→ **GIVEN EXERCISE**:
Below are records to transcribe exactly, without their pictures.

────────────────

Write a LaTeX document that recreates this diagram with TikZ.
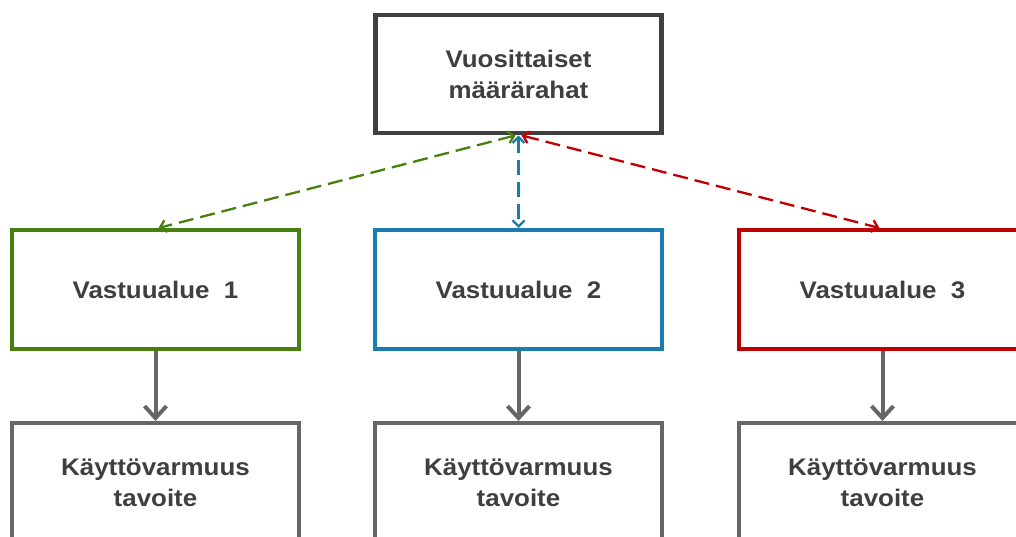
\documentclass[tikz,border=0pt]{standalone}
\usepackage{fontspec}
\setmainfont{Liberation Sans}[FakeStretch=1.08]
\usetikzlibrary{arrows.meta}
\definecolor{txt}{HTML}{3F3F3F}
\definecolor{topc}{HTML}{404040}
\definecolor{grayc}{HTML}{666666}
\definecolor{greenc}{HTML}{48800F}
\definecolor{bluec}{HTML}{1A7DB0}
\definecolor{redc}{HTML}{C00000}
\tikzset{
  box/.style={draw, rectangle, inner sep=0pt, minimum width=287pt, minimum height=119pt,
    line width=4pt, align=center, text=txt,
    font=\fontsize{24}{31}\selectfont\bfseries},
  flow/.style={draw=grayc, line width=4pt, -{Straight Barb[length=12pt,width=22pt]}},
  link/.style={line width=2.3pt, dash pattern=on 15pt off 7pt,
    {Straight Barb[length=6pt,width=12pt]}-{Straight Barb[length=6pt,width=12pt]}}
}
\begin{document}
\begin{tikzpicture}[x=1pt,y=-1pt]
\useasboundingbox (0,0) rectangle (1016,536);
\clip (0,0) rectangle (1016,536);
% top level
\node[box, draw=topc, line width=4.7pt, minimum width=286pt, minimum height=118pt] (top) at (518.5,74) {Vuosittaiset\\määrärahat};
% areas of responsibility
\node[box, draw=greenc] (v1) at (155.5,289.5) {Vastuualue\ \ 1};
\node[box, draw=bluec]  (v2) at (518.5,289.5) {Vastuualue\ \ 2};
\node[box, draw=redc]   (v3) at (882.5,289.5) {Vastuualue\ \ 3};
% availability targets
\node[box, draw=grayc] (k1) at (155.5,482.5) {Käyttövarmuus\\tavoite};
\node[box, draw=grayc] (k2) at (518.5,482.5) {Käyttövarmuus\\tavoite};
\node[box, draw=grayc] (k3) at (882.5,482.5) {Käyttövarmuus\\tavoite};
% dashed two-way links
\draw[link, draw=greenc] ([xshift=-3pt]top.south) -- ([xshift=3pt]v1.north);
\draw[link, draw=bluec] (top.south) -- (v2.north);
\draw[link, draw=redc] ([xshift=3pt]top.south) -- ([xshift=-3pt]v3.north);
% solid flow arrows
\draw[flow] (v1.south) -- (k1.north);
\draw[flow] (v2.south) -- (k2.north);
\draw[flow] (v3.south) -- (k3.north);
\end{tikzpicture}
\end{document}
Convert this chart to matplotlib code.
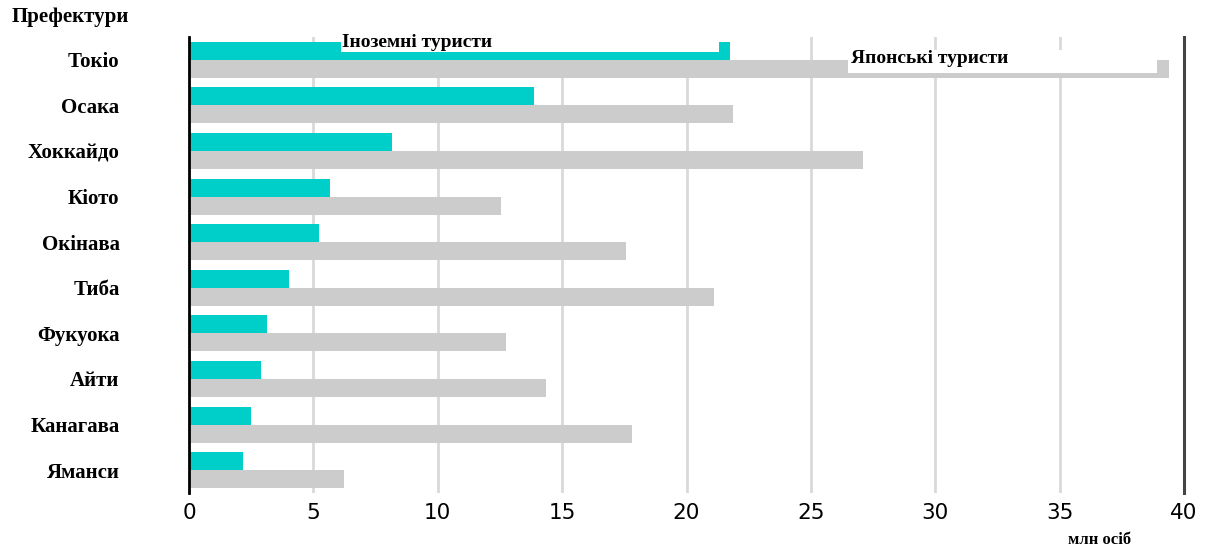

────────────────

→ **WORKED SOLUTION**:
Write a LaTeX document that recreates this diagram with TikZ.
\documentclass[tikz,border=0pt]{standalone}
\usepackage{fontspec}
\setmainfont{Liberation Sans}[FakeStretch=1.08]
\usetikzlibrary{arrows.meta}
\definecolor{txt}{HTML}{3F3F3F}
\definecolor{topc}{HTML}{404040}
\definecolor{grayc}{HTML}{666666}
\definecolor{greenc}{HTML}{48800F}
\definecolor{bluec}{HTML}{1A7DB0}
\definecolor{redc}{HTML}{C00000}
\tikzset{
  box/.style={draw, rectangle, inner sep=0pt, minimum width=287pt, minimum height=119pt,
    line width=4pt, align=center, text=txt,
    font=\fontsize{24}{31}\selectfont\bfseries},
  flow/.style={draw=grayc, line width=4pt, -{Straight Barb[length=12pt,width=22pt]}},
  link/.style={line width=2.3pt, dash pattern=on 15pt off 7pt,
    {Straight Barb[length=6pt,width=12pt]}-{Straight Barb[length=6pt,width=12pt]}}
}
\begin{document}
\begin{tikzpicture}[x=1pt,y=-1pt]
\useasboundingbox (0,0) rectangle (1016,536);
\clip (0,0) rectangle (1016,536);
% top level
\node[box, draw=topc, line width=4.7pt, minimum width=286pt, minimum height=118pt] (top) at (518.5,74) {Vuosittaiset\\määrärahat};
% areas of responsibility
\node[box, draw=greenc] (v1) at (155.5,289.5) {Vastuualue\ \ 1};
\node[box, draw=bluec]  (v2) at (518.5,289.5) {Vastuualue\ \ 2};
\node[box, draw=redc]   (v3) at (882.5,289.5) {Vastuualue\ \ 3};
% availability targets
\node[box, draw=grayc] (k1) at (155.5,482.5) {Käyttövarmuus\\tavoite};
\node[box, draw=grayc] (k2) at (518.5,482.5) {Käyttövarmuus\\tavoite};
\node[box, draw=grayc] (k3) at (882.5,482.5) {Käyttövarmuus\\tavoite};
% dashed two-way links
\draw[link, draw=greenc] ([xshift=-3pt]top.south) -- ([xshift=3pt]v1.north);
\draw[link, draw=bluec] (top.south) -- (v2.north);
\draw[link, draw=redc] ([xshift=3pt]top.south) -- ([xshift=-3pt]v3.north);
% solid flow arrows
\draw[flow] (v1.south) -- (k1.north);
\draw[flow] (v2.south) -- (k2.north);
\draw[flow] (v3.south) -- (k3.north);
\end{tikzpicture}
\end{document}
Convert this chart to matplotlib code.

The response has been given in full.